DATASET CONTENT
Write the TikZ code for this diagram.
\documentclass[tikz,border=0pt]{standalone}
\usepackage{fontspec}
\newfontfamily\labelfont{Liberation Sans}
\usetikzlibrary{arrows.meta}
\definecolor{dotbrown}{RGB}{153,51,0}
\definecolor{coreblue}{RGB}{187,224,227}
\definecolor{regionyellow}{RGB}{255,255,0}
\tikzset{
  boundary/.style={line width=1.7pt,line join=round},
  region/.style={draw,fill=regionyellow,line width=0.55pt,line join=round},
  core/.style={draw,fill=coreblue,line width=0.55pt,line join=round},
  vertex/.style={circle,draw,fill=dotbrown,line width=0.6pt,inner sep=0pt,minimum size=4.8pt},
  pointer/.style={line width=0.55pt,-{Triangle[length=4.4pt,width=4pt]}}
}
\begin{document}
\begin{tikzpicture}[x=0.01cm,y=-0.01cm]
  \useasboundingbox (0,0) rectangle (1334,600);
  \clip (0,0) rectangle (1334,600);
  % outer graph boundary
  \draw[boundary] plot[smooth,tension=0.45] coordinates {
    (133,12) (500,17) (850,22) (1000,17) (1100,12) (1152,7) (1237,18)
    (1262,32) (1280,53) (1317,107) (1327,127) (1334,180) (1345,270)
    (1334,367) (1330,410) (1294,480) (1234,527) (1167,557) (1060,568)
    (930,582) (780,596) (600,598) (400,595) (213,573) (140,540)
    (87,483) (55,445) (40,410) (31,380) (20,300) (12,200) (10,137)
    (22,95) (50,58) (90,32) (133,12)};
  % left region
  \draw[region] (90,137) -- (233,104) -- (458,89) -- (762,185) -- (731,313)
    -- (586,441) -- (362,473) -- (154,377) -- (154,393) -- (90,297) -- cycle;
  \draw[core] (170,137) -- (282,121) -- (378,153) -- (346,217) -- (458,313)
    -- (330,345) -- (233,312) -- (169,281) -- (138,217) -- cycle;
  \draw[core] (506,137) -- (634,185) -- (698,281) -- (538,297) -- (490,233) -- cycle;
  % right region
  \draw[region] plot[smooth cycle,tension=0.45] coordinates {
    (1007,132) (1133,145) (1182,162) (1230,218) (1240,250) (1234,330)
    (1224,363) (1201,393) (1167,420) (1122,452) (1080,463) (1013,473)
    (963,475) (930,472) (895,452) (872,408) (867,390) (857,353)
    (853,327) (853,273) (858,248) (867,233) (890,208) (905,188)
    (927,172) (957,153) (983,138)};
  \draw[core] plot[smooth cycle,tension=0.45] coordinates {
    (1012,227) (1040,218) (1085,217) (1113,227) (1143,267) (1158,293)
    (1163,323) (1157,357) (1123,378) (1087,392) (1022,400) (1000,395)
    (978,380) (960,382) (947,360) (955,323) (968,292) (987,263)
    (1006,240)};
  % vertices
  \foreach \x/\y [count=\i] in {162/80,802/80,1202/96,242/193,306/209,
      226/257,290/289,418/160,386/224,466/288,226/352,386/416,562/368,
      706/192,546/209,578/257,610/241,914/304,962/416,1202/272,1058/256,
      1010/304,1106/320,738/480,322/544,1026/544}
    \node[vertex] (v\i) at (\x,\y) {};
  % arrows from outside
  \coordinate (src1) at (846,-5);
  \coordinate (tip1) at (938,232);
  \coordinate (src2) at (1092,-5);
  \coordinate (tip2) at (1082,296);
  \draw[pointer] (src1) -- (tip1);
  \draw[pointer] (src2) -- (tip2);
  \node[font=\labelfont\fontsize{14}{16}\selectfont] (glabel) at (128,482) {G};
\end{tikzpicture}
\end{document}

GIVEN PROBLEM
Repeat the data in its entirety, character for character.

WRITTEN ANSWER
Write the TikZ code for this diagram.
\documentclass[tikz,border=0pt]{standalone}
\usepackage{fontspec}
\newfontfamily\labelfont{Liberation Sans}
\usetikzlibrary{arrows.meta}
\definecolor{dotbrown}{RGB}{153,51,0}
\definecolor{coreblue}{RGB}{187,224,227}
\definecolor{regionyellow}{RGB}{255,255,0}
\tikzset{
  boundary/.style={line width=1.7pt,line join=round},
  region/.style={draw,fill=regionyellow,line width=0.55pt,line join=round},
  core/.style={draw,fill=coreblue,line width=0.55pt,line join=round},
  vertex/.style={circle,draw,fill=dotbrown,line width=0.6pt,inner sep=0pt,minimum size=4.8pt},
  pointer/.style={line width=0.55pt,-{Triangle[length=4.4pt,width=4pt]}}
}
\begin{document}
\begin{tikzpicture}[x=0.01cm,y=-0.01cm]
  \useasboundingbox (0,0) rectangle (1334,600);
  \clip (0,0) rectangle (1334,600);
  % outer graph boundary
  \draw[boundary] plot[smooth,tension=0.45] coordinates {
    (133,12) (500,17) (850,22) (1000,17) (1100,12) (1152,7) (1237,18)
    (1262,32) (1280,53) (1317,107) (1327,127) (1334,180) (1345,270)
    (1334,367) (1330,410) (1294,480) (1234,527) (1167,557) (1060,568)
    (930,582) (780,596) (600,598) (400,595) (213,573) (140,540)
    (87,483) (55,445) (40,410) (31,380) (20,300) (12,200) (10,137)
    (22,95) (50,58) (90,32) (133,12)};
  % left region
  \draw[region] (90,137) -- (233,104) -- (458,89) -- (762,185) -- (731,313)
    -- (586,441) -- (362,473) -- (154,377) -- (154,393) -- (90,297) -- cycle;
  \draw[core] (170,137) -- (282,121) -- (378,153) -- (346,217) -- (458,313)
    -- (330,345) -- (233,312) -- (169,281) -- (138,217) -- cycle;
  \draw[core] (506,137) -- (634,185) -- (698,281) -- (538,297) -- (490,233) -- cycle;
  % right region
  \draw[region] plot[smooth cycle,tension=0.45] coordinates {
    (1007,132) (1133,145) (1182,162) (1230,218) (1240,250) (1234,330)
    (1224,363) (1201,393) (1167,420) (1122,452) (1080,463) (1013,473)
    (963,475) (930,472) (895,452) (872,408) (867,390) (857,353)
    (853,327) (853,273) (858,248) (867,233) (890,208) (905,188)
    (927,172) (957,153) (983,138)};
  \draw[core] plot[smooth cycle,tension=0.45] coordinates {
    (1012,227) (1040,218) (1085,217) (1113,227) (1143,267) (1158,293)
    (1163,323) (1157,357) (1123,378) (1087,392) (1022,400) (1000,395)
    (978,380) (960,382) (947,360) (955,323) (968,292) (987,263)
    (1006,240)};
  % vertices
  \foreach \x/\y [count=\i] in {162/80,802/80,1202/96,242/193,306/209,
      226/257,290/289,418/160,386/224,466/288,226/352,386/416,562/368,
      706/192,546/209,578/257,610/241,914/304,962/416,1202/272,1058/256,
      1010/304,1106/320,738/480,322/544,1026/544}
    \node[vertex] (v\i) at (\x,\y) {};
  % arrows from outside
  \coordinate (src1) at (846,-5);
  \coordinate (tip1) at (938,232);
  \coordinate (src2) at (1092,-5);
  \coordinate (tip2) at (1082,296);
  \draw[pointer] (src1) -- (tip1);
  \draw[pointer] (src2) -- (tip2);
  \node[font=\labelfont\fontsize{14}{16}\selectfont] (glabel) at (128,482) {G};
\end{tikzpicture}
\end{document}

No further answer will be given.